Since the windows have a bitmap background, I'm returning true on WM_ERASEBKGND, to avoid drawing a color that will just be overwritten.
Of course, double buffering would seem to solve all of this, but I have not been able to get it to work right. I've set WS_COMPOSITED for top-level windows, and WS_TRANSPARENT for child windows. When it comes time to redraw a child window with a new bitmap, I am having a few issues (most likely from me not understanding how the draw order is working in this situation):
If I call InvalidateRect() and pass the child handle, the child window is indeed redrawn, but the background is not redrawn, and so the pixels accumulate on top of each other, blending together.
If I call InvalidateRect() and pass in the parent handle, with a rectangle consisting of the child window's dimensions, the background is redrawn, but the child window is not.
If I do both of the above, then the background is redrawn as well as the child window, and it looks exactly as I'd want -- except that by doing so, I've managed to make it flicker again (which isn't really surprising, since it seems terribly hackish to call InvalidateRect() twice like that, as I'd guess that each call is probably causing the buffers to flip, which defeats the purpose).

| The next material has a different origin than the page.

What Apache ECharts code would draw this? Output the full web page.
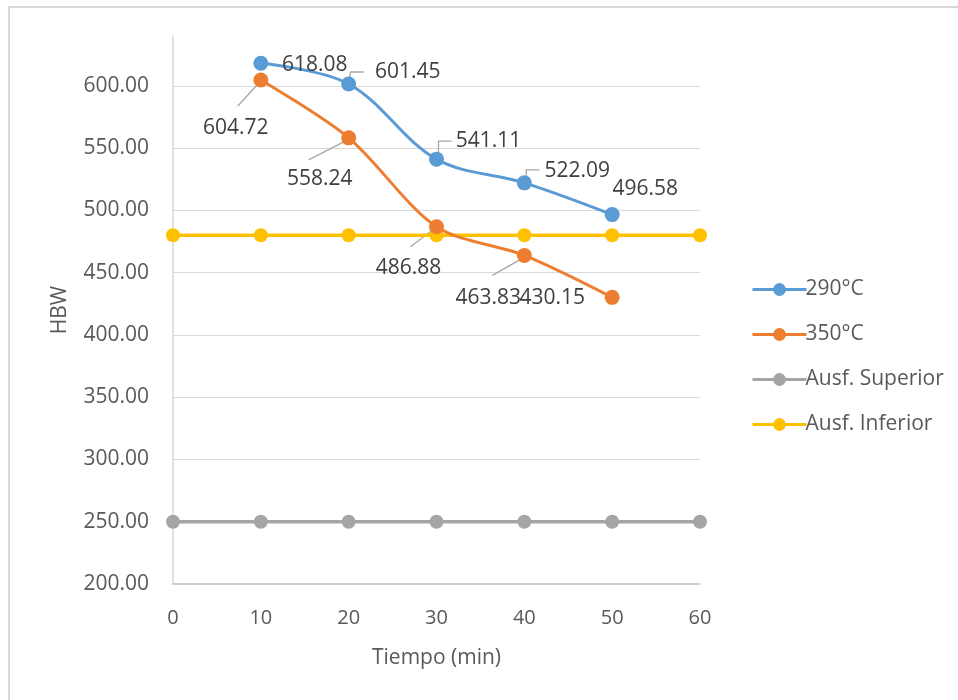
<!DOCTYPE html>
<html><head><meta charset="utf-8">
<script src="https://cdn.jsdelivr.net/npm/echarts@6/dist/echarts.min.js"></script>
<style>
html,body{margin:0;padding:0;background:#fff;}
#frame{position:absolute;left:8px;top:6px;width:980px;height:720px;border:2px solid #d9d9d9;box-sizing:border-box;}
#chart{position:absolute;left:0;top:0;width:958px;height:700px;}
</style></head>
<body>
<div id="frame"></div>
<div id="chart"></div>
<script>
var times = [0, 10, 20, 30, 40, 50, 60];
var seriesNames = ['290°C', '350°C', 'Ausf. Superior', 'Ausf. Inferior'];
var t290x = [10, 20, 30, 40, 50];
var v290 = [618.08, 601.45, 541.11, 522.09, 496.58];
var t350x = [10, 20, 30, 40, 50];
var v350 = [604.72, 558.24, 486.88, 463.83, 430.15];
var vSup = [250, 250, 250, 250, 250, 250, 250];
var vInf = [480, 480, 480, 480, 480, 480, 480];
var colors = ['#5B9BD5', '#ED7D31', '#A5A5A5', '#FFC000'];

// label offsets (px) relative to the point centre
var off290 = [[54, 2], [59, -12], [52, -18], [53, -12], [33, -26]];
var off350 = [[-25, 48], [-29, 41], [-28, 41], [-36, 43], [-60, 1]];
// leader line offsets (px) relative to the point centre
var lead290 = [null, [[1, -7], [2, -12], [15, -12]], [[2, -7], [2, -18], [15, -18]], [[2, -7], [2, -13], [15, -13]], null];
var lead350 = [[[-2, 3], [-23, 26]], [[-3, 3], [-40, 22]], [[-1, 1], [-26, 20]], [[-2, 3], [-32, 20]], null];

function pairs(xs, ys) { return xs.map(function (x, i) { return [x, ys[i]]; }); }

var font = 'Open Sans';
var txt = '#595959';
var lblTxt = '#404040';

function makeLayout(offs) {
  return function (p) {
    var r = p.rect;
    var cx = r.x + r.width / 2, cy = r.y + r.height / 2;
    var o = offs[p.dataIndex];
    return { x: cx + o[0], y: cy + o[1], align: 'center', verticalAlign: 'middle' };
  };
}

function lineSeries(idx, data, extra) {
  var s = {
    name: seriesNames[idx], type: 'line', data: data,
    symbol: 'circle', symbolSize: 15,
    itemStyle: { color: colors[idx] },
    lineStyle: { color: colors[idx], width: 3 }
  };
  for (var k in extra) s[k] = extra[k];
  return s;
}

function leaderSeries(data, leads) {
  return {
    type: 'custom', data: data, clip: false, silent: true, z: 1,
    encode: { x: 0, y: 1 },
    renderItem: function (params, api) {
      var l = leads[params.dataIndex];
      if (!l) return null;
      var pt = api.coord([api.value(0), api.value(1)]);
      return {
        type: 'polyline',
        shape: { points: l.map(function (s) { return [pt[0] + s[0], pt[1] + s[1]]; }) },
        style: { stroke: '#A6A6A6', lineWidth: 1.3, fill: null }
      };
    }
  };
}

var chart = echarts.init(document.getElementById('chart'), null, { renderer: 'canvas' });
chart.setOption({
  animation: false,
  backgroundColor: 'transparent',
  textStyle: { fontFamily: font },
  grid: { left: 173, right: 258, top: 36, bottom: 116 },
  xAxis: {
    type: 'value', min: 0, max: 60, interval: 10,
    name: 'Tiempo (min)', nameLocation: 'middle', nameGap: 64,
    nameTextStyle: { fontSize: 21, color: txt, fontFamily: font },
    axisLine: { lineStyle: { color: '#BFBFBF', width: 1.5 } },
    axisTick: { show: false },
    splitLine: { show: false },
    axisLabel: { fontSize: 20, color: txt, margin: 24, fontFamily: font }
  },
  yAxis: {
    type: 'value', min: 200, max: 640, interval: 50,
    name: 'HBW', nameLocation: 'middle', nameGap: 102,
    nameTextStyle: { fontSize: 21, color: txt, fontFamily: font },
    axisLine: { show: true, lineStyle: { color: '#D9D9D9', width: 1.5 } },
    axisTick: { show: false },
    splitLine: { show: true, showMaxLine: false, showMinLine: false, lineStyle: { color: '#D9D9D9', width: 1.2 } },
    axisLabel: { fontSize: 21, color: txt, margin: 24, fontFamily: font, showMaxLabel: false,
      formatter: function (v) { return v > 600 ? '' : v.toFixed(2); } }
  },
  legend: {
    orient: 'vertical', left: 746, top: 274,
    itemWidth: 54, itemHeight: 16, itemGap: 24,
    lineStyle: { width: 3 },
    textStyle: { fontSize: 21, color: txt, fontFamily: font, padding: [0, 0, 0, -6] },
    data: seriesNames
  },
  series: [
    leaderSeries(pairs(t290x, v290), lead290),
    leaderSeries(pairs(t350x, v350), lead350),
    lineSeries(2, pairs(times, vSup), { lineStyle: { color: colors[2], width: 3.5 }, symbolSize: 14, z: 2 }),
    lineSeries(3, pairs(times, vInf), { lineStyle: { color: colors[3], width: 3.5 }, symbolSize: 14, z: 2 }),
    lineSeries(0, pairs(t290x, v290), {
      smooth: 0.35, z: 3,
      label: { show: true, fontSize: 21, color: lblTxt, fontFamily: font,
        formatter: function (p) { return p.value[1].toFixed(2); } },
      labelLine: { show: false },
      labelLayout: makeLayout(off290)
    }),
    lineSeries(1, pairs(t350x, v350), {
      smooth: 0.3, z: 4,
      label: { show: true, fontSize: 21, color: lblTxt, fontFamily: font,
        formatter: function (p) { return p.value[1].toFixed(2); } },
      labelLine: { show: false },
      labelLayout: makeLayout(off350)
    })
  ]
});
</script>
</body></html>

What I've come to conclude is that I don't really understand how I need to modify my program to handle double buffering, or if double buffering will even help with this situation. I feel like it definitely would, but I don't quite understand how I need to modify things to get everything to play nicely again.
Are you using layered windows? If not maybe try it out.
Also for double buffering consider this technique.
This could be completely off base - my gui days were a long long time ago...
But couldn't you just precompute the blends for your different states? I assume your button can be enabled/disable and up/down, so that's only 4 combinations. Why not precompute the combined bitmaps?
Or is the problem the interaction of already combined bitmaps with the existing state?